Domain-oriented ownership is another consideration when implementing a semantic layer in cyber defense operations. A semantic layer is most effective when ownership of data is decentralized and distributed to business domains closest to the source of the data. However, this can lead to issues with data governance, as it becomes more challenging to ensure that data is properly managed and secured.
Governance is also a critical consideration when implementing a semantic layer in cybersecurity. The governance model for a semantic layer should balance decision-making and accountability, ensuring that data is managed according to business rules and data access policies. It is essential to have a clear understanding of the governance requirements for the semantic layer and to develop appropriate governance processes and procedures.
Conclusion
In conclusion, implementing a semantic layer in cyber defense operations can bring significant benefits to organizations. By defining a common, standards-based vocabulary for data and using data storytelling to create richer views of data, organizations can improve their understanding of the cyber threat landscape and respond more quickly to potential threats. Virtualization also provides a cost-effective way to scale analytics use cases and reduce data latency.
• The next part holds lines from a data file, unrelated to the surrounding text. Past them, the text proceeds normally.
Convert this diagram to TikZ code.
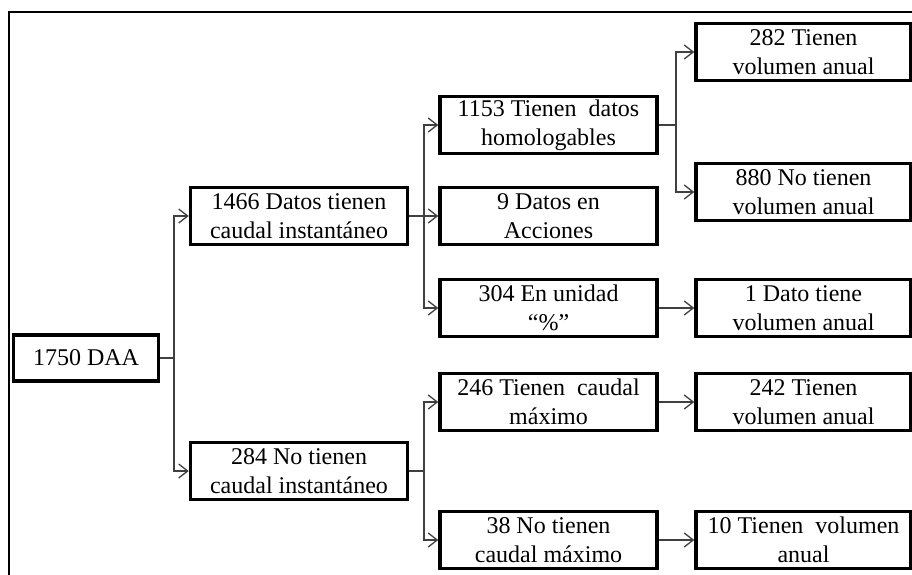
\documentclass[tikz,border=0pt]{standalone}
\usepackage{fontspec}
\setmainfont{Liberation Serif}
\usetikzlibrary{arrows.meta,positioning}

\begin{document}
\begin{tikzpicture}[x=1pt, y=-1pt,
        box/.style={draw=black, line width=3.5pt, fill=white, inner sep=0pt, align=center,
            minimum width=217pt, minimum height=57pt,
            font=\fontsize{24}{29}\selectfont},
        link/.style={draw=black!75, line width=1.3pt, -{Straight Barb[length=9pt,width=14pt,line width=1.3pt]}},
        stem/.style={draw=black!75, line width=1.3pt}]
        \useasboundingbox (0,0) rectangle (912,575);
        \draw[line width=1.5pt] (9,575) -- (9,12) -- (912,12);

        \node[box, minimum width=145pt, minimum height=46pt] (root) at (86,358) {1750 DAA};

        \node[box] (d1466) at (299,216) {1466 Datos tienen\\caudal instantáneo};
        \node[box] (d284)  at (299,471) {284 No tienen\\caudal instantáneo};

        \node[box] (d1153) at (548.5,125) {1153 Tienen\ \ datos\\homologables};
        \node[box] (d9)    at (548.5,216) {9 Datos en\\Acciones};
        \node[box] (d304)  at (548.5,308) {304 En unidad\\“\%”};
        \node[box] (d246)  at (548.5,402) {246 Tienen\ \ caudal\\máximo};
        \node[box] (d38)   at (548.5,540) {38 No tienen\\caudal máximo};

        \node[box, minimum width=215pt] (v282) at (803.5,52)  {282 Tienen\\volumen anual};
        \node[box, minimum width=215pt] (v880) at (803.5,192) {880 No tienen\\volumen anual};
        \node[box, minimum width=215pt] (v1)   at (803.5,308) {1 Dato tiene\\volumen anual};
        \node[box, minimum width=215pt] (v242) at (803.5,402) {242 Tienen\\volumen anual};
        \node[box, minimum width=215pt] (v10)  at (803.5,540) {10 Tienen\ \ volumen\\anual};

        \coordinate (j0) at (174,358);
        \coordinate (j1) at (424,216);
        \coordinate (j2) at (424,471);
        \coordinate (j3) at (676,125);

        \draw[stem] (root) -- (j0);
        \draw[link] (j0) |- (d1466);
        \draw[link] (j0) |- (d284);

        \draw[stem] (d1466) -- (j1);
        \draw[link] (j1) |- (d1153);
        \draw[link] (j1) -- (d9);
        \draw[link] (j1) |- (d304);

        \draw[stem] (d284) -- (j2);
        \draw[link] (j2) |- (d246);
        \draw[link] (j2) |- (d38);

        \draw[stem] (d1153) -- (j3);
        \draw[link] (j3) |- (v282);
        \draw[link] (j3) |- (v880);

        \draw[link] (d304) -- (v1);
        \draw[link] (d246) -- (v242);
        \draw[link] (d38) -- (v10);
\end{tikzpicture}
\end{document}
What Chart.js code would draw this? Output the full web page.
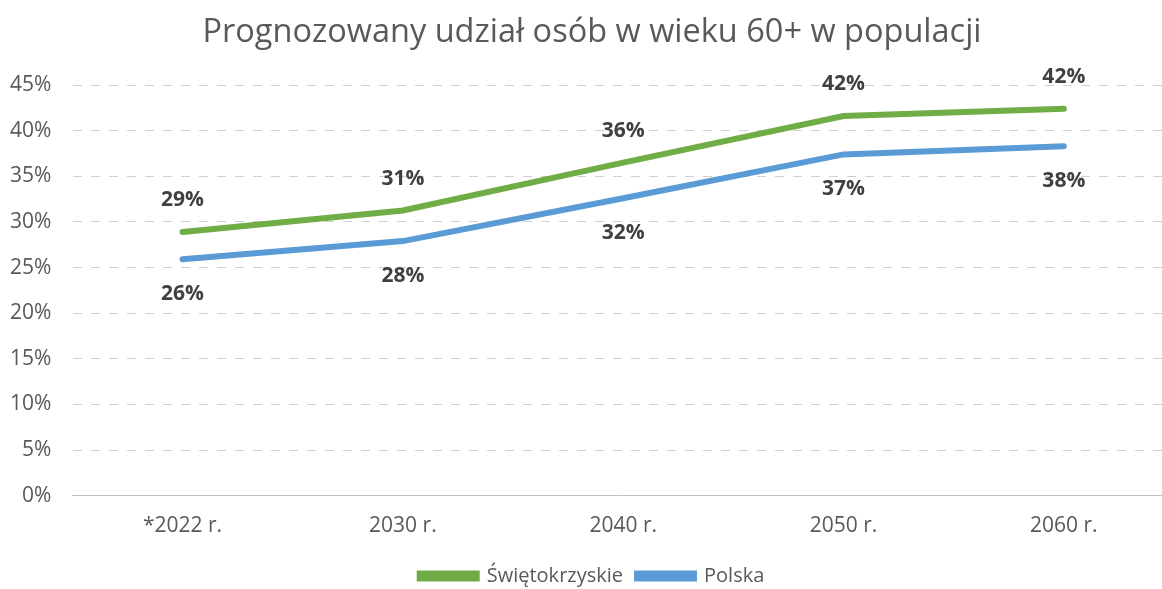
<!DOCTYPE html>
<html>
<head>
<meta charset="utf-8">
<script src="https://cdn.jsdelivr.net/npm/chart.js@4"></script>
<style>
  html, body { margin: 0; padding: 0; background: #fff; overflow: hidden; }
  #wrap { width: 1196px; height: 596px; }
</style>
</head>
<body>
<div id="wrap"><canvas id="chart"></canvas></div>
<script>
const categories = ['*2022 r.', '2030 r.', '2040 r.', '2050 r.', '2060 r.'];
const swietokrzyskie = [28.9, 31.25, 36.5, 41.6, 42.4];
const polska = [25.9, 27.9, 32.6, 37.4, 38.3];
const swLabels = ['29%', '31%', '36%', '42%', '42%'];
const plLabels = ['26%', '28%', '32%', '37%', '38%'];

const fontFamily = '"Open Sans", Lato, sans-serif';

// simple data labels (no datalabels plugin available)
const pointLabels = {
    id: 'pointLabels',
    afterDatasetsDraw(chart) {
        const ctx = chart.ctx;
        ctx.save();
        ctx.font = 'bold 21px ' + fontFamily;
        ctx.fillStyle = '#404040';
        ctx.textAlign = 'center';
        ctx.textBaseline = 'middle';
        chart.data.datasets.forEach((ds, i) => {
            const meta = chart.getDatasetMeta(i);
            meta.data.forEach((pt, j) => {
                const dy = ds.labelPos === 'above' ? -32 : 35;
                ctx.fillText(ds.labelText[j], pt.x, pt.y + dy);
            });
        });
        ctx.restore();
    }
};

new Chart(document.getElementById('chart').getContext('2d'), {
    type: 'line',
    data: {
        labels: categories,
        datasets: [
            {
                label: 'Świętokrzyskie',
                data: swietokrzyskie,
                labelText: swLabels,
                labelPos: 'above',
                borderColor: '#70ad47',
                backgroundColor: '#70ad47',
                borderWidth: 6,
                borderCapStyle: 'round',
                pointRadius: 0,
                tension: 0
            },
            {
                label: 'Polska',
                data: polska,
                labelText: plLabels,
                labelPos: 'below',
                borderColor: '#5b9bd5',
                backgroundColor: '#5b9bd5',
                borderWidth: 6,
                borderCapStyle: 'round',
                pointRadius: 0,
                tension: 0
            }
        ]
    },
    options: {
        responsive: true,
        maintainAspectRatio: false,
        animation: false,
        layout: {
            padding: { left: 10, right: 22, top: 0, bottom: 0 }
        },
        scales: {
            x: {
                offset: true,
                grid: { display: false, drawTicks: false },
                border: { display: true, color: '#c0c0c0', width: 1 },
                ticks: {
                    color: '#595959',
                    font: { family: fontFamily, size: 21 },
                    padding: 18
                },
                afterFit: (scale) => { scale.height -= 5; }
            },
            y: {
                min: 0,
                max: 45,
                grid: {
                    color: '#d0d0d0',
                    lineWidth: 1,
                    drawTicks: false
                },
                border: { display: true, color: 'rgba(0,0,0,0)', dash: [9, 9] },
                ticks: {
                    stepSize: 5,
                    color: '#595959',
                    font: { family: fontFamily, size: 21 },
                    padding: 21,
                    callback: (v) => v + '%'
                },
                afterFit: (scale) => { scale.width -= 21; }
            }
        },
        plugins: {
            title: {
                display: true,
                text: 'Prognozowany udział osób w wieku 60+ w populacji',
                color: '#595959',
                font: { family: fontFamily, size: 32.5, weight: 'normal' },
                padding: { top: 13, bottom: 33 }
            },
            legend: {
                position: 'bottom',
                labels: {
                    color: '#595959',
                    font: { family: fontFamily, size: 20 },
                    boxWidth: 57,
                    boxHeight: 5,
                    padding: 14
                }
            },
            tooltip: { enabled: false }
        }
    },
    plugins: [pointLabels]
});
</script>
</body>
</html>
However, implementing a semantic layer is not without its challenges. Data quality, domain-oriented ownership, and governance must all be carefully considered to ensure semantic interoperability is achieved. Despite these challenges, the benefits of a semantic layer make it a valuable addition to any cyber defense operation.
Looking to the future, data-centric architectures and semantic layers are likely to play an increasingly important role in advancing cyber defense operations. With the proliferation of data and the constant evolution of the threat landscape, organizations must be able to rapidly adapt and respond to new challenges. A data-centric architecture with a semantic layer provides a foundation for achieving this level of agility and resilience in the face of emerging threats. As such, organizations should prioritize the adoption of a data-centric approach to their cyber defense operations.